もう完治はしているけれど、肉離れして以来のレースだったので、予選はとても緊張したが、予選を走り終えたらコンディションもよかったので、決勝では狙えると思った。国体では本当に悔しかったので、その思いを今回のレースで挽回できたかなと思う。
春からは筑波大学に進学する。高校3年のシーズンはハードルに絞っていたが、もともと自分は100mもやっている。大学では筋力強化をしっかりして、2種目で全国で活躍していけるようになりたい。100mは、1年目で10秒3くらいを出して、最終的には10秒1とか狙えるようになれば…。ハードルは、今年は、13秒7くらいは出したい。
男子U20 60mJH(0.991m)
2位 森田翔音(大塚高・大阪)
7秒71 =室内U20日本タイ記録
決勝のスタート1歩目で躓いてしまった。「ヤバい」と思ったが落ち着いていったら阿部くん(龍斗、優勝)が見えて、最終ハードルを越えてからで「抜いたかな」と思ったが抜くことができなかった。去年も2番だったので、優勝できなかったことが悔しい。

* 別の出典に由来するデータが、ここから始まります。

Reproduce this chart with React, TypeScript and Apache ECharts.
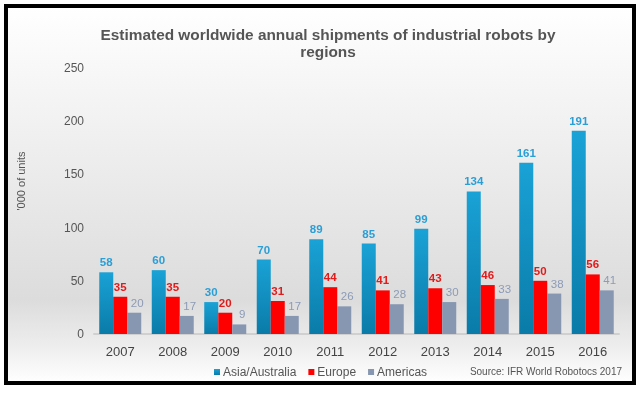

ただ、記録的にはU20日本タイ記録ということで、(前回、この記録をマークした)樋口先輩(陸人、現法政大)の記録と同じ。少しは樋口先輩に近づけたかなと思う。
この大会に向けては、ジュニアハードルの設定で、練習もけっこうやってきた。また、冬期練習では、朝練習でウエイト(トレーニング)をやっていたので、多少は筋肉がついたかなと思う。あと、ここ1カ月くらい股関節まわりのドリルを取り入れていたので、挟み込みの動作がうまくいくようになったと感じている。
春からは順天堂大に進学する。泉谷先輩(駿介、U20日本記録保持者13秒19)に少しでも近づけるようにすることとインカレで入賞することを目指していく。1年目にハイハードルで13秒台を出し、日本選手権に出場することを目標にしたい。